WHAT TO WORK ON
Starting at the first line of the data, please print exactly those lines through the one that holds "40300, 42350, 44440]", omitting every picture.

** BEGIN **

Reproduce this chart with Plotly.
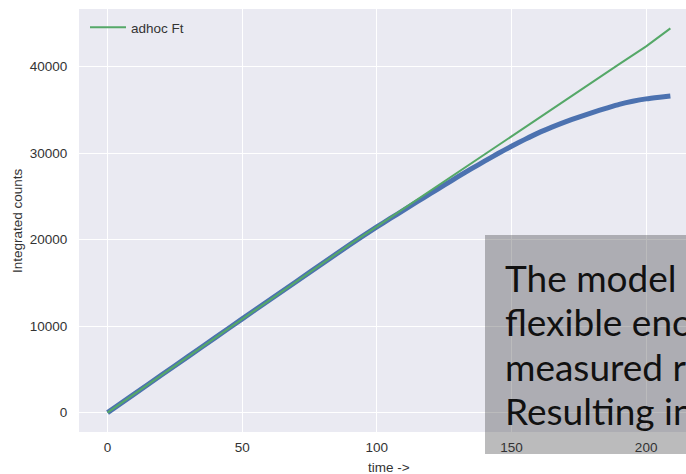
import plotly.graph_objects as go

# ---- data ----
t_fit = [0, 10, 20, 30, 40, 50, 60, 70, 80, 90, 100, 110, 120, 130, 140, 150,
         160, 170, 180, 190, 200, 209]
y_fit = [0, 2170, 4340, 6510, 8680, 10850, 13000, 15150, 17300, 19450, 21500,
         23600, 25700, 27800, 29900, 32000, 34000, 36100, 38200, 40300, 42350, 44440]

t_meas = [0, 10, 20, 30, 40, 50, 60, 70, 80, 90, 100, 105, 110, 115, 120, 125,
          130, 135, 140, 145, 150, 155, 160, 165, 170, 175, 180, 185, 190, 195,
          200, 205, 209]
y_meas = [0, 2170, 4340, 6505, 8675, 10840, 12990, 15140, 17285, 19430, 21470,
          22450, 23420, 24390, 25340, 26300, 27250, 28180, 29080, 29960, 30800,
          31600, 32350, 33010, 33620, 34180, 34700, 35180, 35650, 36000, 36280,
          36480, 36620]

x_ticks = [0, 50, 100, 150, 200]
y_ticks = [0, 10000, 20000, 30000, 40000]

legend_label = "adhoc Ft"
x_title = "time ->"
y_title = "Integrated counts"
overlay_lines = ["The model is not", "flexible enough to fit the",
                 "measured rate.", "Resulting in a bias"]

# ---- layout geometry (pixels) ----
W, H = 686, 474
L, R, T, B = 79, 0, 9, 42
pw, ph = W - L - R, H - T - B

def px_x(p):
    return (p - L) / pw

def px_y(p):
    return (H - B - p) / ph

tick_font = dict(family="Liberation Sans, Arial", size=13.5, color="#333333")

fig = go.Figure()
fig.add_trace(go.Scatter(x=t_meas, y=y_meas, mode="lines",
                         line=dict(color="#4C72B0", width=5, shape="spline",
                                   smoothing=0.6),
                         showlegend=False, hoverinfo="skip"))
fig.add_trace(go.Scatter(x=t_fit, y=y_fit, mode="lines", name=legend_label,
                         line=dict(color="#55A868", width=2)))

fig.update_layout(
    width=W, height=H,
    margin=dict(l=L, r=R, t=T, b=B, pad=0),
    paper_bgcolor="white", plot_bgcolor="#EAEAF2",
    font=dict(family="Liberation Sans, Arial", size=13.5, color="#333333"),
    showlegend=True,
    legend=dict(x=px_x(85), y=px_y(12), xanchor="left", yanchor="top",
                bgcolor="rgba(0,0,0,0)", borderwidth=0, itemwidth=36,
                font=dict(family="Liberation Sans, Arial", size=13.5, color="#333333")),
    xaxis=dict(range=[-10.6, 214.8], tickvals=x_ticks, showgrid=True,
               gridcolor="white", gridwidth=1.3, zeroline=False, showline=False,
               ticks="outside", ticklen=3, tickcolor="rgba(0,0,0,0)",
               tickfont=tick_font),
    yaxis=dict(range=[-2245, 46678], tickvals=y_ticks, tickformat="d",
               showgrid=True, gridcolor="white", gridwidth=1.3, zeroline=False,
               showline=False, ticks="outside", ticklen=8,
               tickcolor="rgba(0,0,0,0)", tickfont=tick_font),
)

annotations = [
    dict(text=x_title, xref="paper", yref="paper", x=px_x(389), y=px_y(467),
         xanchor="center", yanchor="middle", showarrow=False,
         font=dict(family="Liberation Sans, Arial", size=13.5, color="#333333")),
    dict(text=y_title, xref="paper", yref="paper", x=px_x(17), y=px_y(221),
         xanchor="center", yanchor="middle", showarrow=False, textangle=-90,
         font=dict(family="Liberation Sans, Arial", size=13.5, color="#333333")),
]
centers = [277, 321, 366, 410]
for line, cy in zip(overlay_lines, centers):
    annotations.append(dict(text=line, xref="paper", yref="paper", x=px_x(503),
                            y=px_y(cy), xanchor="left", yanchor="middle",
                            showarrow=False,
                            font=dict(family="Lato", size=37, color="#111111")))
fig.update_layout(annotations=annotations)

fig.add_shape(type="rect", xref="paper", yref="paper",
              x0=px_x(485), x1=1.2, y0=px_y(454), y1=px_y(235),
              fillcolor="rgba(50,50,52,0.33)", line=dict(width=0), layer="above")

fig.write_html("out.html")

** END **

ANSWER FOR THE TASK
Reproduce this chart with Plotly.
import plotly.graph_objects as go

# ---- data ----
t_fit = [0, 10, 20, 30, 40, 50, 60, 70, 80, 90, 100, 110, 120, 130, 140, 150,
         160, 170, 180, 190, 200, 209]
y_fit = [0, 2170, 4340, 6510, 8680, 10850, 13000, 15150, 17300, 19450, 21500,
         23600, 25700, 27800, 29900, 32000, 34000, 36100, 38200, 40300, 42350, 44440]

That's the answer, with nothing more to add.